As climate change becomes a more pressing reality than looming threat, those still sitting pretty are starting to take note of the devastating impacts of changes in weather patterns across the globe. As close to home as Alaska, the first domestic so-called "climate refugees" are grappling with the fact that the land they've called home is increasingly being swept out to sea.
NPR reports that in Newtok—a native Alaskan village of about 350 people—the nearby Ninglick River is rising so rapidly due to ice melt that the U.S. Army Corps of Engineers predicts the town's high point could be entirely submerged by 2017. And while the Deschutes River is more likely to reduce in flow than flood, severe drought in California or Central Oregon could send people packing.

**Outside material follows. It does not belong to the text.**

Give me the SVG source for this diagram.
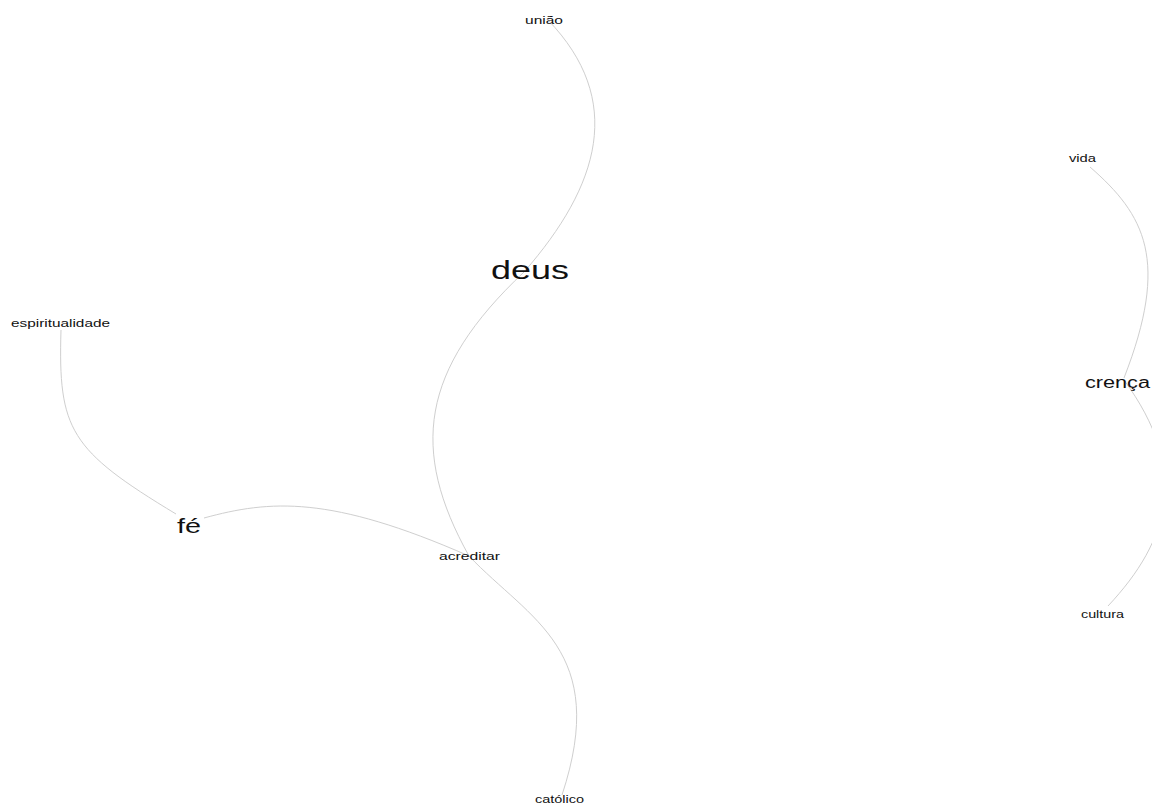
<svg xmlns="http://www.w3.org/2000/svg" width="1152" height="806" viewBox="0 0 1152 806">
<style>
.e{fill:none;stroke:#cfcfcf;stroke-width:1}
text{font-family:"Liberation Sans",Arial,sans-serif;fill:#111;lengthAdjust:spacingAndGlyphs}
.s{font-size:11px}
</style>
<rect width="1152" height="806" fill="#fff"/>
<g id="edges">
<path class="e" d="M548,20 C625,100 600,185 524,272"/>
<path class="e" d="M524,272 C420,370 410,450 469,556"/>
<path class="e" d="M469,556 C530,620 610,650 562,795"/>
<path class="e" d="M61,330 C58,430 70,450 176,514"/>
<path class="e" d="M204,518 C270,500 330,495 469,556"/>
<path class="e" d="M1090,167 C1145,215 1170,260 1124,378"/>
<path class="e" d="M1124,380 C1190,470 1170,540 1108,606"/>
</g>
<g id="uniao"><text class="s" x="525" y="24" textLength="38" lengthAdjust="spacingAndGlyphs">união</text></g>
<g id="deus"><text x="491" y="279" font-size="25" textLength="78" lengthAdjust="spacingAndGlyphs">deus</text></g>
<g id="espiritualidade"><text class="s" x="11" y="327" textLength="99" lengthAdjust="spacingAndGlyphs">espiritualidade</text></g>
<g id="fe"><text x="177" y="533" font-size="21" textLength="24" lengthAdjust="spacingAndGlyphs">fé</text></g>
<g id="acreditar"><text class="s" x="439" y="560" textLength="61" lengthAdjust="spacingAndGlyphs">acreditar</text></g>
<g id="catolico"><text class="s" x="535" y="803" textLength="49" lengthAdjust="spacingAndGlyphs">católico</text></g>
<g id="vida"><text class="s" x="1069" y="162" textLength="27" lengthAdjust="spacingAndGlyphs">vida</text></g>
<g id="crenca"><text x="1085" y="388" font-size="16" textLength="65" lengthAdjust="spacingAndGlyphs">crença</text></g>
<g id="cultura"><text class="s" x="1081" y="618" textLength="43" lengthAdjust="spacingAndGlyphs">cultura</text></g>
</svg>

To find out how climate-related migration might impact the region, we talked to Portland State University Urban Studies and Planning Professor Ethan Seltzer, whose students in 2011 produced a report titled "Environmental Migrants and the Future of the Willamette Valley." The takeaway from Seltzer's remarks? That no matter what the still-uncertain future may hold, Central Oregonians are better served by smart planning that bunker building.

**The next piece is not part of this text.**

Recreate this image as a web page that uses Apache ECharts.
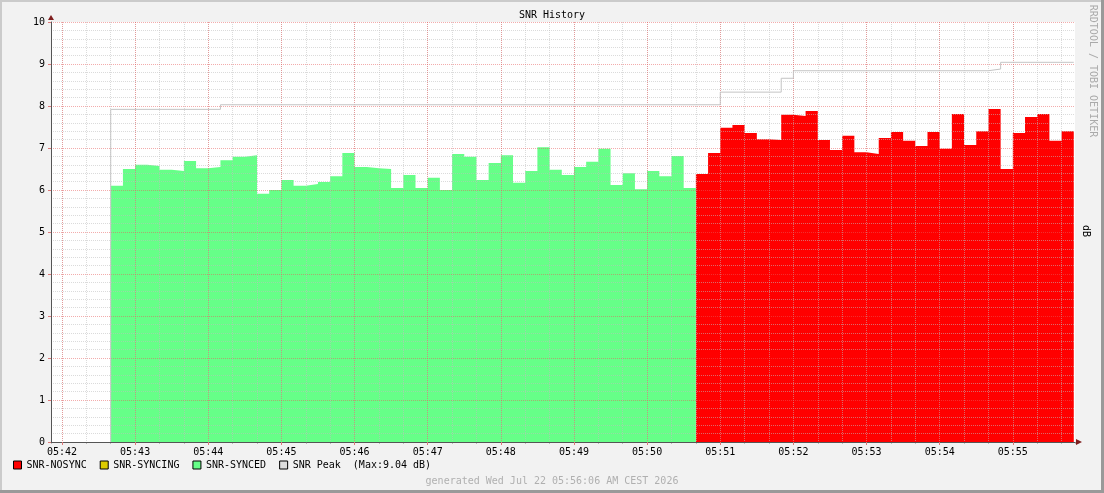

Source Weekly: Do you anticipate that, even if we experience some measure of drought and increased wildfires, we might still be a destination for people in worse affected areas (i.e. California)?
Ethan Seltzer: It's all relative. People live where they do for a range of reasons, but for the most part, they choose where they want to be. Choosing to leave is a big step, and it would take either a catastrophe of some sort, or the elimination of something they really like where they are to get them to start to think about moving. And then, where they move could be anywhere, not just Oregon. So, if things get really bad in California, then yes, even with local droughts up here, we'll probably see folks coming. But, in the absence of a real catastrophe in California, it likely won't be a tidal wave of migration.
SW: There's been speculation that when The Big One (earthquake) finally hits, Oregonians living west of the Cascades will flood Central and Eastern Oregon. Do you have a sense of the relative timelines for The Big One and for the degree of climate change likely to inspire migration to Oregon? How might one affect the other, and which is likely to happen first?
ES: If I knew the answer to this question, I'd probably also know the winning numbers for Power Ball. And again, if Western Oregon falls into the Ocean, western Oregonians will go many places, not just or exclusively or maybe at all to eastern Oregon.
SW: How can Central Oregonians prepare for the likelihood of climate-related migration, whether they are planning to flee or expecting an influx?
ES: The best thing that could happen is to think through what folks want their communities to be like should they grow due to climate-induced migration in the decades ahead. That is, what makes a community a better version of what it is today? What would you put in place to try to realize that vision rather than something else? And, what can be done now to make sure that water supplies and other needed infrastructure can be built to implement the desired vision, rather than simply waiting to see what descends? Bottom line: Plan for what you want and for resilience, and that will be about the best you can do.
SW: Is there anything else you'd like to add?
ES: There will be a tomorrow. The world is not coming to an end. But, the world we'll live in in the future will be different than the one we know today. This is a time not to try to defeat or stave off change, but to sharpen our focus on what makes a good place, and to redouble our efforts to move in that direction. It'll be about working with change to sustain core values, if that makes sense. Fundamentally, it's like crossing a river: you have to work with the current or you will surely drown.